Des défis communs, des approches différentes

Pendant que nous examinons les pratiques qui ont cours dans les autres territoires, il importe de souligner que l’organisation des métiers a évolué sur de longues périodes, rendant impossible l’adoption en vrac d’approches en apparence efficaces. L’Allemagne a fréquemment attiré l’attention des décideurs au cours des dernières années footnote 11, grâce à un bas taux de chômage enviable, particulièrement chez les jeunes. Le degré de participation des comités d’entreprise, formés de représentants de l’employeur et des employés, dans les décisions de l’entreprise, et le rôle actif que jouent de nombreux intervenants sociaux dans la formation des gens dans environ 350 métiers, font du système allemand un exemple unique qu'il est difficile, voire impossible, de reproduire. En comparaison, l’organisation structurée des métiers en Ontario est relativement nouvelle, les plus importantes mesures législatives ayant été prises au 20e siècle pour réglementer les métiers à un moment où l’économie était en pleine révolution.
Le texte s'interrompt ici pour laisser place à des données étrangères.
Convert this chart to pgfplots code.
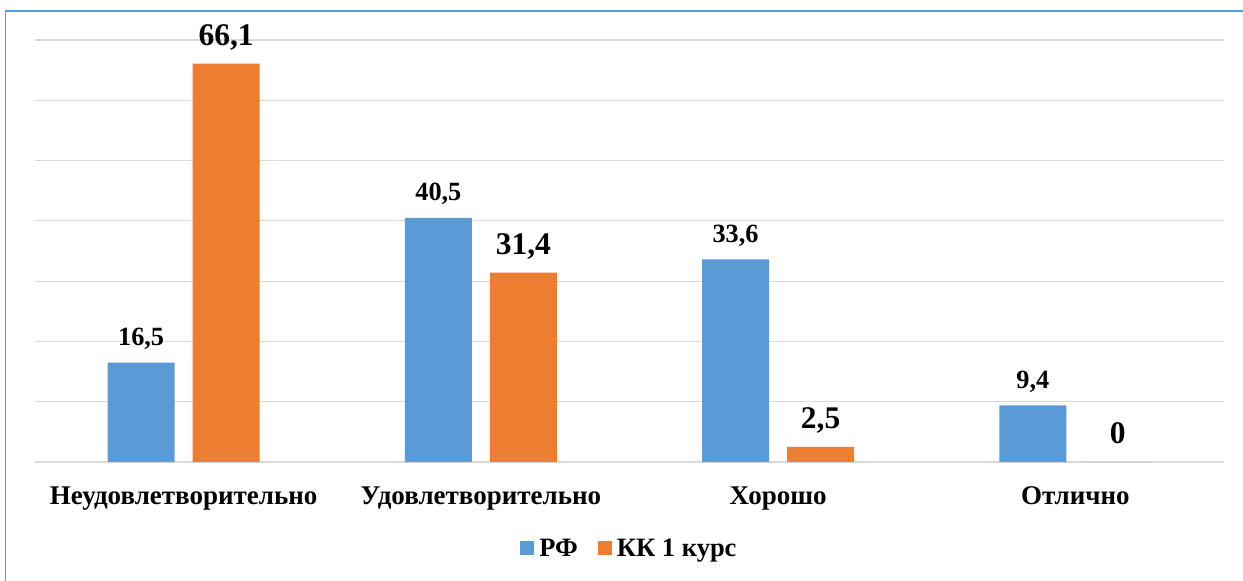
\documentclass[border=0pt]{standalone}
\usepackage{fontspec}
\setmainfont{Liberation Serif}
\usepackage{pgfplots}
\pgfplotsset{compat=1.18}
\definecolor{rfblue}{HTML}{5B9BD5}
\definecolor{kkorange}{HTML}{ED7D31}
\definecolor{gridgray}{HTML}{D9D9D9}
\begin{document}
\begin{tikzpicture}[x=1pt,y=1pt]
\useasboundingbox (0,0) rectangle (1243,581);
\fill[white] (0,0) rectangle (1243,581);
\draw[color=rfblue, line width=1.5pt] (5.5,0) -- (5.5,570) -- (1243,570);
\begin{axis}[
  at={(35pt,119pt)}, anchor=south west,
  scale only axis, width=1189pt, height=422pt,
  xmin=-0.5, xmax=3.5, ymin=0, ymax=70,
  ytick={0,10,...,70}, yticklabels={},
  ymajorgrids, grid style={draw=gridgray, line width=1.2pt},
  axis line style={draw=none},
  major tick length=0pt,
  xtick={0,1,2,3},
  xticklabels={Неудовлетворительно,Удовлетворительно,Хорошо,Отлично},
  xticklabel style={font=\bfseries\fontsize{27}{30}\selectfont, anchor=base, yshift=-42pt},
  ybar=18pt, bar width=67pt,
  clip=false,
  /pgf/number format/.cd, use comma, fixed, precision=1, assume math mode=true,
  /pgfplots/.cd,
  legend columns=2,
  legend style={at={(axis description cs:0.5,-0.204)}, anchor=center, draw=none,
    font=\bfseries\fontsize{26.5}{30}\selectfont,
    /tikz/every odd column/.append style={column sep=3pt},
    /tikz/every even column/.append style={column sep=18pt},
    inner sep=0pt},
  legend image code/.code={\fill[#1] (0pt,-7pt) rectangle (14pt,7pt);},
]
\addplot+[draw=none, fill=rfblue, nodes near coords,
  every node near coord/.append style={font=\bfseries\fontsize{26.3}{30}\selectfont, anchor=base, yshift=17pt, black}]
  coordinates {(0,16.5) (1,40.5) (2,33.6) (3,9.4)};
\addplot+[draw=none, fill=kkorange, nodes near coords,
  every node near coord/.append style={font=\bfseries\fontsize{31.5}{34}\selectfont, anchor=base, yshift=18pt, black}]
  coordinates {(0,66.1) (1,31.4) (2,2.5) (3,0)};
\legend{РФ, КК 1 курс}
\end{axis}
\end{tikzpicture}
\end{document}
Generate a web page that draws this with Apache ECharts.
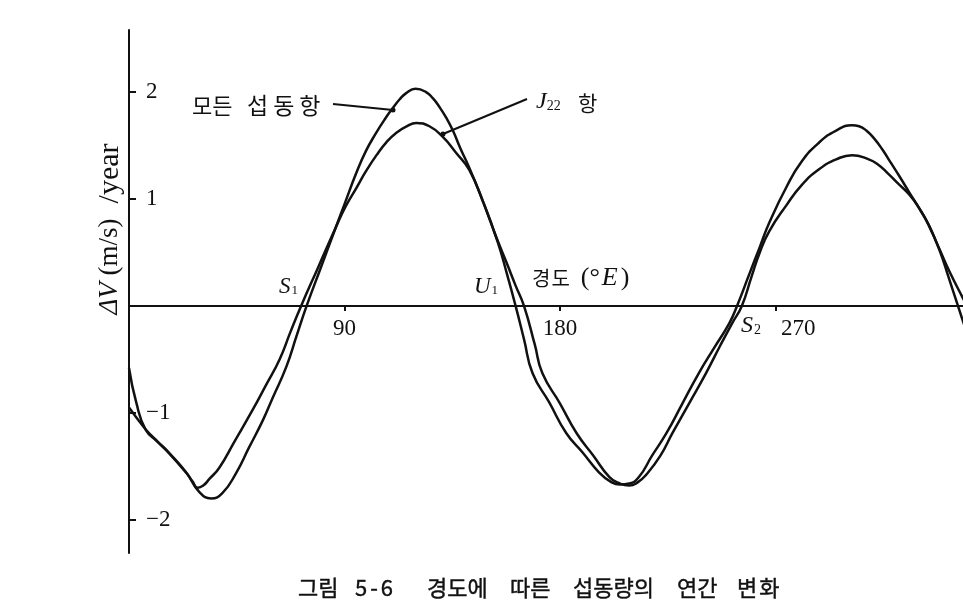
<!DOCTYPE html>
<html>
<head>
<meta charset="utf-8">
<script src="https://cdn.jsdelivr.net/npm/echarts@6/dist/echarts.min.js"></script>
<style>
  html, body { margin: 0; padding: 0; background: #fff; }
  #chart { width: 963px; height: 609px; }
</style>
</head>
<body>
<div id="chart"></div>
<script>
// 모든 섭동항 (all perturbation terms)
var lonAll = [0, 3, 7, 12, 17, 24, 29.4, 34.3, 39, 44.8, 50, 55.9, 60, 65.7, 70, 74.2, 80, 86.5, 90, 94.9,
  99, 103.3, 107, 110.2, 113, 115.8, 119.7, 124.1, 127, 129.7, 132.5, 135.3, 138.5, 142.2, 147.8, 153.5,
  158, 161.5, 165, 169.5, 172.7, 180, 187, 194, 200.7, 205, 209, 212.5, 216, 222, 227, 234, 241, 247, 252,
  256, 260, 263.5, 267.5, 274.6, 281, 288.4, 295.4, 302, 309, 313, 317, 321, 326, 330.2, 334, 338.6, 343, 348.2, 351];
var valAll = [-0.58, -0.90, -1.16, -1.27, -1.38, -1.56, -1.74, -1.80, -1.75, -1.56, -1.33, -1.07, -0.86, -0.57, -0.28, 0, 0.35, 0.74, 0.95, 1.24,
  1.45, 1.62, 1.75, 1.85, 1.93, 1.99, 2.03, 2.00, 1.94, 1.86, 1.76, 1.64, 1.47, 1.29, 0.98, 0.64,
  0.39, 0.19, 0, -0.36, -0.63, -0.91, -1.19, -1.40, -1.60, -1.66, -1.68, -1.65, -1.58, -1.40, -1.19, -0.91, -0.63, -0.37, -0.16,
  0, 0.27, 0.50, 0.70, 0.94, 1.13, 1.28, 1.37, 1.41, 1.37, 1.32, 1.24, 1.15, 1.04, 0.91, 0.76, 0.53, 0.31, 0.08, -0.04];

// J22 항
var lonJ22 = [0, 3, 7.2, 12, 16.9, 23.9, 26.5, 28.7, 31, 33.5, 37.8, 44, 51.7, 57, 62.9, 67.5, 71.9, 79, 86.5, 90.5,
  94.9, 99, 103.4, 107.5, 111.7, 116, 120, 125.5, 131.1, 136.7, 142.2, 148, 154, 158, 161.5, 165, 168.6,
  175.5, 182.7, 189.5, 196.5, 201, 205, 209, 213, 218.5, 224.5, 231, 238, 244.5, 250.8, 254, 259, 263.5,
  267.5, 274.6, 281, 288.4, 295.4, 302, 305, 308, 311.5, 314.8, 318.5, 321.9, 326, 330.2, 334, 338.6, 342.5, 346.3, 348.2, 350];
var valJ22 = [-0.95, -1.04, -1.16, -1.27, -1.38, -1.56, -1.64, -1.70, -1.68, -1.62, -1.51, -1.27, -0.97, -0.75, -0.50, -0.24, 0, 0.36, 0.74, 0.93,
  1.10, 1.26, 1.41, 1.53, 1.62, 1.68, 1.71, 1.68, 1.58, 1.43, 1.27, 0.97, 0.60, 0.29, 0, -0.31, -0.63,
  -0.90, -1.19, -1.37, -1.56, -1.64, -1.67, -1.66, -1.60, -1.40, -1.19, -0.92, -0.63, -0.39, -0.16, 0, 0.29, 0.55,
  0.78, 1.11, 1.35, 1.53, 1.64, 1.69, 1.68, 1.64, 1.56, 1.46, 1.33, 1.21, 1.06, 0.91, 0.76, 0.52, 0.26, 0, -0.13, -0.25];

var xTicks = [90, 180, 270];
var yTicks = [-2, -1, 1, 2];

function pairs(xs, ys) {
  return xs.map(function (x, i) { return [x, ys[i]]; });
}

// 글자 사이를 넓게 (원본 조판처럼)
function spread(str, style) {
  return str.split('').map(function (ch) { return '{' + style + '|' + ch + '}'; }).join('');
}

var ink = '#111';
var serif = 'Liberation Serif, DejaVu Serif, serif';
var kr = 'Noto Sans CJK KR, sans-serif';

var grid = { left: 129, right: 0, top: 30, bottom: 56 };
var yMin = -2.31, yMax = 2.58;
var plotH = 609 - grid.top - grid.bottom;
var zeroOffset = -plotH * (0 - yMin) / (yMax - yMin);

function caption(x, str, gap) {
  return {
    type: 'text', x: x, y: 588,
    style: {
      text: spread(str, 'c'), verticalAlign: 'middle',
      rich: { c: { fontFamily: kr, fontSize: 22, fill: ink, stroke: ink, lineWidth: 0.4, padding: [0, gap || 0, 0, 0] } }
    }
  };
}

var chart = echarts.init(document.getElementById('chart'), null, { renderer: 'canvas' });
chart.setOption({
  animation: false,
  backgroundColor: '#fff',
  grid: grid,
  xAxis: {
    type: 'value',
    min: 0,
    max: 348.4,
    offset: zeroOffset,
    splitLine: { show: false },
    axisLine: { onZero: false, lineStyle: { color: ink, width: 2 } },
    axisTick: { customValues: xTicks, length: 5, lineStyle: { color: ink, width: 2 } },
    axisLabel: {
      customValues: xTicks, color: ink, fontSize: 23, fontFamily: serif, margin: 12,
      // 270 은 S2 표시 때문에 오른쪽으로 밀려 있음
      formatter: function (v) { return v === 270 ? '{r|270}' : String(v); },
      rich: { r: { fontSize: 23, fontFamily: serif, color: ink, padding: [0, 0, 0, 46] } }
    }
  },
  yAxis: {
    type: 'value',
    min: yMin,
    max: yMax,
    splitLine: { show: false },
    axisLine: { lineStyle: { color: ink, width: 2 } },
    axisTick: { customValues: yTicks, inside: true, length: 7, lineStyle: { color: ink, width: 2 } },
    axisLabel: {
      customValues: yTicks, inside: true, margin: 17, color: ink, fontSize: 23, fontFamily: serif,
      formatter: function (v) { return v < 0 ? '\u2212' + (-v) : String(v); }
    }
  },
  series: [
    {
      name: '모든 섭동항', type: 'line', data: pairs(lonAll, valAll), showSymbol: false, smooth: 0.5,
      clip: true, lineStyle: { color: ink, width: 2.5 }
    },
    {
      name: 'J22 항', type: 'line', data: pairs(lonJ22, valJ22), showSymbol: false, smooth: 0.5,
      clip: true, lineStyle: { color: ink, width: 2.5 }
    }
  ],
  graphic: [
    // y축 제목
    {
      type: 'text', x: 110, y: 229, rotation: Math.PI / 2,
      style: {
        text: '{i|ΔV}{r| (m/s)}{g|  /year}', align: 'center', verticalAlign: 'middle',
        rich: {
          i: { fontFamily: serif, fontStyle: 'italic', fontSize: 27, fill: ink },
          r: { fontFamily: serif, fontSize: 27, fill: ink },
          g: { fontFamily: serif, fontSize: 30, fill: ink }
        }
      }
    },
    { type: 'text', x: 279, y: 275, style: { text: '{i|S}{s|1}', rich: {
      i: { fontFamily: serif, fontStyle: 'italic', fontSize: 23, fill: ink },
      s: { fontFamily: serif, fontSize: 13, fill: ink, padding: [8, 0, 0, 1] } } } },
    { type: 'text', x: 474, y: 275, style: { text: '{i|U}{s|1}', rich: {
      i: { fontFamily: serif, fontStyle: 'italic', fontSize: 23, fill: ink },
      s: { fontFamily: serif, fontSize: 13, fill: ink, padding: [8, 0, 0, 1] } } } },
    { type: 'text', x: 741, y: 314, style: { text: '{i|S}{s|2}', rich: {
      i: { fontFamily: serif, fontStyle: 'italic', fontSize: 24, fill: ink },
      s: { fontFamily: serif, fontSize: 14, fill: ink, padding: [8, 0, 0, 1] } } } },
    { type: 'text', x: 532, y: 265, style: { text: '{k|경}{d|도}{r|(°}{i|E}{r|)}', rich: {
      k: { fontFamily: kr, fontSize: 20, fill: ink, padding: [0, 1, 0, 0] },
      d: { fontFamily: kr, fontSize: 20, fill: ink, padding: [0, 11, 0, 0] },
      r: { fontFamily: serif, fontSize: 26, fill: ink, padding: [0, 2, 0, 0] },
      i: { fontFamily: serif, fontStyle: 'italic', fontSize: 26, fill: ink, padding: [0, 3, 0, 0] } } } },
    // 곡선 주석
    { type: 'text', x: 192, y: 95, style: { text: '{a|모든}', rich: {
      a: { fontFamily: kr, fontSize: 22, fill: ink } } } },
    { type: 'text', x: 247, y: 94, style: { text: spread('섭동항', 'k'), rich: {
      k: { fontFamily: kr, fontSize: 23, fill: ink, padding: [0, 5, 0, 0] } } } },
    { type: 'line', shape: { x1: 333, y1: 104, x2: 393, y2: 110 }, style: { stroke: ink, lineWidth: 2 } },
    { type: 'circle', shape: { cx: 393, cy: 110, r: 2.5 }, style: { fill: ink } },
    { type: 'text', x: 536, y: 90, style: { text: '{i|J}{s|22}', rich: {
      i: { fontFamily: serif, fontStyle: 'italic', fontSize: 24, fill: ink },
      s: { fontFamily: serif, fontSize: 14, fill: ink, padding: [9, 0, 0, 0] } } } },
    { type: 'text', x: 578, y: 93, style: { text: '항', fontFamily: kr, fontSize: 21, fill: ink } },
    { type: 'line', shape: { x1: 527, y1: 99, x2: 443, y2: 134 }, style: { stroke: ink, lineWidth: 2 } },
    { type: 'circle', shape: { cx: 443, cy: 134, r: 2.5 }, style: { fill: ink } },
    // 그림 제목
    caption(298, '그림'),
    caption(355, '5-6', 3),
    caption(427, '경도에'),
    caption(510, '따른'),
    caption(573, '섭동량의'),
    caption(677, '연간'),
    caption(737, '변화', 2)
  ]
});
</script>
</body>
</html>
Malgré les différences observées dans l’organisation et la réglementation, nous avons découvert quelques objectifs communs qui émanent des politiques de ces territoires. Les gouvernements reconnaissent l’importance de créer des voies d’accès à l’emploi pour les jeunes. L’élaboration des normes de formation doit être dirigée par l’industrie, ou en consultation avec l’industrie, et permettre la mobilité en cours de carrière. Les organismes et les organismes responsables de la formation qui travaillent avec l’industrie ont le mandat clairement formulé de faire participer les employeurs au processus décisionnel. Pour servir les objectifs de la politique, les organismes de réglementation visent une responsabilité envers l’industrie et le public, et offrent souvent des soupapes — dans la loi ou la politique opérationnelle — pour régler les questions litigieuses. ll est bon de garder ces objectifs de la politique publique à l’esprit alors que nous devons examiner les enjeux sous l’éclairage de l’intérêt public.